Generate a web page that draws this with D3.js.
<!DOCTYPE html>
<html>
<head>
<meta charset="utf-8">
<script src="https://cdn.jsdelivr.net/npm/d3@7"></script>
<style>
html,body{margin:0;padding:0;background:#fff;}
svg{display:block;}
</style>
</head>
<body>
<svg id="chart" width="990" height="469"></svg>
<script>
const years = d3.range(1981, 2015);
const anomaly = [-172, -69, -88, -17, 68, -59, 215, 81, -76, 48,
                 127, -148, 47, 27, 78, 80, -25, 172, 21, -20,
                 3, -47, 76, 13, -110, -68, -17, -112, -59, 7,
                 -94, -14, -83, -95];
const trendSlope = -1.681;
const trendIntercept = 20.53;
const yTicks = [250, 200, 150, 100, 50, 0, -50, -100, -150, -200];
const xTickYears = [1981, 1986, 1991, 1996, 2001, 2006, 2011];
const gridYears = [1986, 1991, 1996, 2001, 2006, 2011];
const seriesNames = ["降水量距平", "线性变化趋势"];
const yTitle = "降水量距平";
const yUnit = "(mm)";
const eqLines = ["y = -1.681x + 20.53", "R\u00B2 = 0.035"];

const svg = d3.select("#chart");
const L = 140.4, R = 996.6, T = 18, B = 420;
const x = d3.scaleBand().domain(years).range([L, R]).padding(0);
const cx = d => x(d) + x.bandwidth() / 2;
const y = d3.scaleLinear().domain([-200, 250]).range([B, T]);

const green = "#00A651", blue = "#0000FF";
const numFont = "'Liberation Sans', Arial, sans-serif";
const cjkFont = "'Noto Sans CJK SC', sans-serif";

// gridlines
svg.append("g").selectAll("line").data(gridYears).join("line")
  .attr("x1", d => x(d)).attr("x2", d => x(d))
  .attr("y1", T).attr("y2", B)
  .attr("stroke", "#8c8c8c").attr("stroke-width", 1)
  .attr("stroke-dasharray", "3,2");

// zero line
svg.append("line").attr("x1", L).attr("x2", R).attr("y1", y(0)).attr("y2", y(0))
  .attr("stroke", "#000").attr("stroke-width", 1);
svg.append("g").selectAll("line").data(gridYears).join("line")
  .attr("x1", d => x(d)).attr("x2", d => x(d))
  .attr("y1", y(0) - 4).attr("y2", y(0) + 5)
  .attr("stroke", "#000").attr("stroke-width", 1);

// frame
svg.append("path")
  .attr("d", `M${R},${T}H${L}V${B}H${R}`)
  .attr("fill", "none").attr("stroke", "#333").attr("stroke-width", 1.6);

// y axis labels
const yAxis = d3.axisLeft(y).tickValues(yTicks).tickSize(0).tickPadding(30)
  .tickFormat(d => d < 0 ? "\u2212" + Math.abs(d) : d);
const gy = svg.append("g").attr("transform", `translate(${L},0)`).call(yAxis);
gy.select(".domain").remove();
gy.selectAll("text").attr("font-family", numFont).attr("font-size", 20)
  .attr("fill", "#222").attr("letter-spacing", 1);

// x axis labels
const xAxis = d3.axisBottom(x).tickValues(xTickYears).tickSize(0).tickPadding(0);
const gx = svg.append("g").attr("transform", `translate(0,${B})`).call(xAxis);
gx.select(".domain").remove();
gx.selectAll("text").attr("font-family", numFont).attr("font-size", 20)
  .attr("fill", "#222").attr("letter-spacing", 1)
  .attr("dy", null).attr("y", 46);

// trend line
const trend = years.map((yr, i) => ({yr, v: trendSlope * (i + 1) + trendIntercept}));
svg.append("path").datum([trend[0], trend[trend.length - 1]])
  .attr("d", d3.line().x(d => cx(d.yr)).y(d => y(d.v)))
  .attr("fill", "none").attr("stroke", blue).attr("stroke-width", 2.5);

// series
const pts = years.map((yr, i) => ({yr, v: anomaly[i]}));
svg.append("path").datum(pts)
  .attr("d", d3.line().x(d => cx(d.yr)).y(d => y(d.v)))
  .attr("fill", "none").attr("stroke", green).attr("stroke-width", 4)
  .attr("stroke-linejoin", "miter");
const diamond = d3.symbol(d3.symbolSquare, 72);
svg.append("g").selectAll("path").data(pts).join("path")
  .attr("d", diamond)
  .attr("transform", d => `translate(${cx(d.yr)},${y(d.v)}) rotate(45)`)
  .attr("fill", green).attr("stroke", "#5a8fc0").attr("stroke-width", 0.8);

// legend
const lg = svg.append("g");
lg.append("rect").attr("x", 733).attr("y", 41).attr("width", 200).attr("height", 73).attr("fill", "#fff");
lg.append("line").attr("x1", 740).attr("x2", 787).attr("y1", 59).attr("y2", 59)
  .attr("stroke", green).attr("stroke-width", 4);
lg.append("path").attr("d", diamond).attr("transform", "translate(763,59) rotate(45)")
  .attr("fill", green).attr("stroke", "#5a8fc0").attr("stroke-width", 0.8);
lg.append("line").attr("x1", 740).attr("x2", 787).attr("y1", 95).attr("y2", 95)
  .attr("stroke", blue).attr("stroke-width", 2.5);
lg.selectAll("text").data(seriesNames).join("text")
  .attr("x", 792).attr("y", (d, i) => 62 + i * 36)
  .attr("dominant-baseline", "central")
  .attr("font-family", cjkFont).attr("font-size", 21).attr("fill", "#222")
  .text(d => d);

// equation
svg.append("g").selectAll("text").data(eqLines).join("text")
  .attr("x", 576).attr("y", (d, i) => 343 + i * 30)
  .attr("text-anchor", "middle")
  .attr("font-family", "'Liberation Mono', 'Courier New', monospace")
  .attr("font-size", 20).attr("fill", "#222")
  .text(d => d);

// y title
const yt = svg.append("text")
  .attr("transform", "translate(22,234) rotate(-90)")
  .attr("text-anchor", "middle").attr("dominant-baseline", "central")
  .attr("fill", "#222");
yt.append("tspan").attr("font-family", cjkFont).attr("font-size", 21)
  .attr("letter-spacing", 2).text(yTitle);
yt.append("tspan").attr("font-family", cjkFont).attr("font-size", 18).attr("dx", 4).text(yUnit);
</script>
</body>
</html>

════════════════

Without changing a word, restate the whole listing.

Generate a web page that draws this with D3.js.
<!DOCTYPE html>
<html>
<head>
<meta charset="utf-8">
<script src="https://cdn.jsdelivr.net/npm/d3@7"></script>
<style>
html,body{margin:0;padding:0;background:#fff;}
svg{display:block;}
</style>
</head>
<body>
<svg id="chart" width="990" height="469"></svg>
<script>
const years = d3.range(1981, 2015);
const anomaly = [-172, -69, -88, -17, 68, -59, 215, 81, -76, 48,
                 127, -148, 47, 27, 78, 80, -25, 172, 21, -20,
                 3, -47, 76, 13, -110, -68, -17, -112, -59, 7,
                 -94, -14, -83, -95];
const trendSlope = -1.681;
const trendIntercept = 20.53;
const yTicks = [250, 200, 150, 100, 50, 0, -50, -100, -150, -200];
const xTickYears = [1981, 1986, 1991, 1996, 2001, 2006, 2011];
const gridYears = [1986, 1991, 1996, 2001, 2006, 2011];
const seriesNames = ["降水量距平", "线性变化趋势"];
const yTitle = "降水量距平";
const yUnit = "(mm)";
const eqLines = ["y = -1.681x + 20.53", "R\u00B2 = 0.035"];

const svg = d3.select("#chart");
const L = 140.4, R = 996.6, T = 18, B = 420;
const x = d3.scaleBand().domain(years).range([L, R]).padding(0);
const cx = d => x(d) + x.bandwidth() / 2;
const y = d3.scaleLinear().domain([-200, 250]).range([B, T]);

const green = "#00A651", blue = "#0000FF";
const numFont = "'Liberation Sans', Arial, sans-serif";
const cjkFont = "'Noto Sans CJK SC', sans-serif";

// gridlines
svg.append("g").selectAll("line").data(gridYears).join("line")
  .attr("x1", d => x(d)).attr("x2", d => x(d))
  .attr("y1", T).attr("y2", B)
  .attr("stroke", "#8c8c8c").attr("stroke-width", 1)
  .attr("stroke-dasharray", "3,2");

// zero line
svg.append("line").attr("x1", L).attr("x2", R).attr("y1", y(0)).attr("y2", y(0))
  .attr("stroke", "#000").attr("stroke-width", 1);
svg.append("g").selectAll("line").data(gridYears).join("line")
  .attr("x1", d => x(d)).attr("x2", d => x(d))
  .attr("y1", y(0) - 4).attr("y2", y(0) + 5)
  .attr("stroke", "#000").attr("stroke-width", 1);

// frame
svg.append("path")
  .attr("d", `M${R},${T}H${L}V${B}H${R}`)
  .attr("fill", "none").attr("stroke", "#333").attr("stroke-width", 1.6);

// y axis labels
const yAxis = d3.axisLeft(y).tickValues(yTicks).tickSize(0).tickPadding(30)
  .tickFormat(d => d < 0 ? "\u2212" + Math.abs(d) : d);
const gy = svg.append("g").attr("transform", `translate(${L},0)`).call(yAxis);
gy.select(".domain").remove();
gy.selectAll("text").attr("font-family", numFont).attr("font-size", 20)
  .attr("fill", "#222").attr("letter-spacing", 1);

// x axis labels
const xAxis = d3.axisBottom(x).tickValues(xTickYears).tickSize(0).tickPadding(0);
const gx = svg.append("g").attr("transform", `translate(0,${B})`).call(xAxis);
gx.select(".domain").remove();
gx.selectAll("text").attr("font-family", numFont).attr("font-size", 20)
  .attr("fill", "#222").attr("letter-spacing", 1)
  .attr("dy", null).attr("y", 46);

// trend line
const trend = years.map((yr, i) => ({yr, v: trendSlope * (i + 1) + trendIntercept}));
svg.append("path").datum([trend[0], trend[trend.length - 1]])
  .attr("d", d3.line().x(d => cx(d.yr)).y(d => y(d.v)))
  .attr("fill", "none").attr("stroke", blue).attr("stroke-width", 2.5);

// series
const pts = years.map((yr, i) => ({yr, v: anomaly[i]}));
svg.append("path").datum(pts)
  .attr("d", d3.line().x(d => cx(d.yr)).y(d => y(d.v)))
  .attr("fill", "none").attr("stroke", green).attr("stroke-width", 4)
  .attr("stroke-linejoin", "miter");
const diamond = d3.symbol(d3.symbolSquare, 72);
svg.append("g").selectAll("path").data(pts).join("path")
  .attr("d", diamond)
  .attr("transform", d => `translate(${cx(d.yr)},${y(d.v)}) rotate(45)`)
  .attr("fill", green).attr("stroke", "#5a8fc0").attr("stroke-width", 0.8);

// legend
const lg = svg.append("g");
lg.append("rect").attr("x", 733).attr("y", 41).attr("width", 200).attr("height", 73).attr("fill", "#fff");
lg.append("line").attr("x1", 740).attr("x2", 787).attr("y1", 59).attr("y2", 59)
  .attr("stroke", green).attr("stroke-width", 4);
lg.append("path").attr("d", diamond).attr("transform", "translate(763,59) rotate(45)")
  .attr("fill", green).attr("stroke", "#5a8fc0").attr("stroke-width", 0.8);
lg.append("line").attr("x1", 740).attr("x2", 787).attr("y1", 95).attr("y2", 95)
  .attr("stroke", blue).attr("stroke-width", 2.5);
lg.selectAll("text").data(seriesNames).join("text")
  .attr("x", 792).attr("y", (d, i) => 62 + i * 36)
  .attr("dominant-baseline", "central")
  .attr("font-family", cjkFont).attr("font-size", 21).attr("fill", "#222")
  .text(d => d);

// equation
svg.append("g").selectAll("text").data(eqLines).join("text")
  .attr("x", 576).attr("y", (d, i) => 343 + i * 30)
  .attr("text-anchor", "middle")
  .attr("font-family", "'Liberation Mono', 'Courier New', monospace")
  .attr("font-size", 20).attr("fill", "#222")
  .text(d => d);

// y title
const yt = svg.append("text")
  .attr("transform", "translate(22,234) rotate(-90)")
  .attr("text-anchor", "middle").attr("dominant-baseline", "central")
  .attr("fill", "#222");
yt.append("tspan").attr("font-family", cjkFont).attr("font-size", 21)
  .attr("letter-spacing", 2).text(yTitle);
yt.append("tspan").attr("font-family", cjkFont).attr("font-size", 18).attr("dx", 4).text(yUnit);
</script>
</body>
</html>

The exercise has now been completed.